BRALEY, J. The evidence is irreconcilable. But the jury could have found from the plaintiff's testimony, that she was walking on the crosswalk over the plaintiff's track, after having looked when at the curbstone and seen the car some distance away on the inward track, which appeared to be "slowing down," and a heavy team approaching at a walk from the opposite direction on the outward track. It was not, as matter of law, negligence for her to attempt to cross from one side of the street to the other. Wood v. Boston Elevated Railway, 188 Mass. 161 . Silva v. Boston Elevated Railway, 183 Mass. 249 . Coleman v. Lowell, Lawrence & Haverhill Street Railway, 181 Mass. 591 . Creavin v. Newton Street Railway, 176 Mass. 529 . Driscoll v. West End Street Railway, 159 Mass. 142 . And the plaintiff had the right to assume that the motorman and the driver of the team would use reasonable care to avoid running her down. Jeddrey v. Boston & Northern Street Railway, 198 Mass. 232 , 234. Hennessey v. Taylor, 189 Mass. 583 , 586. Finnick v. Boston & Northern Street Railway, 190 Mass. 382 , 386. Murphy v. Armstrong Transfer Co. 167 Mass. 199 , 201. It further could have been found that the plaintiff would have passed ahead of the wagon, and over in safety, if the driver had not suddenly whipped up his horses just as she reached the inward track, and placed her in a dangerous position where she hesi-
tated whether to go forward, or to turn back, and while in doubt she was struck by the car.
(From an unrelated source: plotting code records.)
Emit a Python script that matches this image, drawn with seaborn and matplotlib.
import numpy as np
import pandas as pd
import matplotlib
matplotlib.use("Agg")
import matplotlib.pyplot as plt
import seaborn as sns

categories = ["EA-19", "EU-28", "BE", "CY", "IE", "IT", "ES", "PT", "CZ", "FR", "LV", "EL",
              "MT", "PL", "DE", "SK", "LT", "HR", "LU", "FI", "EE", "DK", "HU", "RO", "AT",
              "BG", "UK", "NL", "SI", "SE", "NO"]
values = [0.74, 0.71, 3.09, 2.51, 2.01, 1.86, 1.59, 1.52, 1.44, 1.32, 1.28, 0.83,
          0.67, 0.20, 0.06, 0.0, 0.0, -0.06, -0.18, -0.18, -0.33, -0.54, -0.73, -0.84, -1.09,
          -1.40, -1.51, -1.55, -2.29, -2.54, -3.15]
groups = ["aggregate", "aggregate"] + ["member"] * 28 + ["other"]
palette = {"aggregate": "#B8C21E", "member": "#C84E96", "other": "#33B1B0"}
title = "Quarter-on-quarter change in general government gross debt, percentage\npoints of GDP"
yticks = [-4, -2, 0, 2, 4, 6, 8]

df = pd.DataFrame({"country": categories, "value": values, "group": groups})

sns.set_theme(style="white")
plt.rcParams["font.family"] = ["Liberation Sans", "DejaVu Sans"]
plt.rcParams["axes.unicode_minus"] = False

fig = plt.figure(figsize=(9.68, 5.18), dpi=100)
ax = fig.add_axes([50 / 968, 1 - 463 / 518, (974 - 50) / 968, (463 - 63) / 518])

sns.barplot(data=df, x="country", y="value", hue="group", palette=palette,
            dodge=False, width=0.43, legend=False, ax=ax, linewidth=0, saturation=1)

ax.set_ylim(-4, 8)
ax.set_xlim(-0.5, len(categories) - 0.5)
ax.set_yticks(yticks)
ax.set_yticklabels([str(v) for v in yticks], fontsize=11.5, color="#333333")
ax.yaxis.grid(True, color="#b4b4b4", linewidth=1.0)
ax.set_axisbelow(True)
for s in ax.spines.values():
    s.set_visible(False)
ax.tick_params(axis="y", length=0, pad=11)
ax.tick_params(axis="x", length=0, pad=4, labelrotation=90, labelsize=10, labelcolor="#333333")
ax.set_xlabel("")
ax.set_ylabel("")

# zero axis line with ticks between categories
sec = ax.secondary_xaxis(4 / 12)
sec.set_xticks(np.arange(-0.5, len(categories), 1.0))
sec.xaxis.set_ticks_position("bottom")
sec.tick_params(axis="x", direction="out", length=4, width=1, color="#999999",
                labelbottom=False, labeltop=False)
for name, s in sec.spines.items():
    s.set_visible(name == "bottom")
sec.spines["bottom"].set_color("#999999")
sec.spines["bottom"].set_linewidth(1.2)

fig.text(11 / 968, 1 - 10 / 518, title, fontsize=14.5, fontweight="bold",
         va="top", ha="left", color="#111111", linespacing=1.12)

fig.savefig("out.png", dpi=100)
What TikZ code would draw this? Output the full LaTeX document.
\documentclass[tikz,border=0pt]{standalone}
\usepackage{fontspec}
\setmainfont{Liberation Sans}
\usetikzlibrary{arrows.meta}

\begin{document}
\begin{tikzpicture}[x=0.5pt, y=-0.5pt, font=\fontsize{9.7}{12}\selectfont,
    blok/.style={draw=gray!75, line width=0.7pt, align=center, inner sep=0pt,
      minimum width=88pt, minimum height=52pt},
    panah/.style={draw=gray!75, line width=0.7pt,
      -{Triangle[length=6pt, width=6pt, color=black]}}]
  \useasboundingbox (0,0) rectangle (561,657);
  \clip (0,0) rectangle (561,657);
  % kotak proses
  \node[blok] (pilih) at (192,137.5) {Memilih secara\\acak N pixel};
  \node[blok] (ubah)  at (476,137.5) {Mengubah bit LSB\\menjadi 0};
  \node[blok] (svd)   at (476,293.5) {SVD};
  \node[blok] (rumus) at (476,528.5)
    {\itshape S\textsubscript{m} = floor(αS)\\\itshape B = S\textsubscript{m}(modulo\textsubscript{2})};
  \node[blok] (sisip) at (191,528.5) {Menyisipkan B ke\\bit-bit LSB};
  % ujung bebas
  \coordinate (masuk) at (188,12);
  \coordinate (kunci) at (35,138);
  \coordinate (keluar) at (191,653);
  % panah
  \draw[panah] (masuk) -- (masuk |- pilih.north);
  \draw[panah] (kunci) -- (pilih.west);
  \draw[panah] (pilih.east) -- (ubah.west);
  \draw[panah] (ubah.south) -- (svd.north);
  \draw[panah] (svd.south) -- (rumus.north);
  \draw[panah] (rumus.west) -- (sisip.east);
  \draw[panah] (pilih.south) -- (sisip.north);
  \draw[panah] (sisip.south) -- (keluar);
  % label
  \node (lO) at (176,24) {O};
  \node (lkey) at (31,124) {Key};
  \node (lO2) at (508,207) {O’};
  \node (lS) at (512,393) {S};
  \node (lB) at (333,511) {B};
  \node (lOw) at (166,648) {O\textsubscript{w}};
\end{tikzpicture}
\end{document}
The occurrence was not extraordinary, but merely an incident likely to arise in the concurrent use of our streets by different classes of travellers, where street cars also are operated. The plaintiff was twelve years of age, and it was for the jury to determine whether, when thus beset, she acted with reasonable prudence. O'Brien v. Lexington & Boston Street Railway, 205 Mass. 182 , 184. The question of the defendant's negligence was also for the jury. The view of the motorman was unobstructed, and the car was being operated not with an exclusive right of way, but subject to the exigencies of public travel. Eustis v. Boston Elevated Railway, 206 Mass. 143 , 144, and cases cited.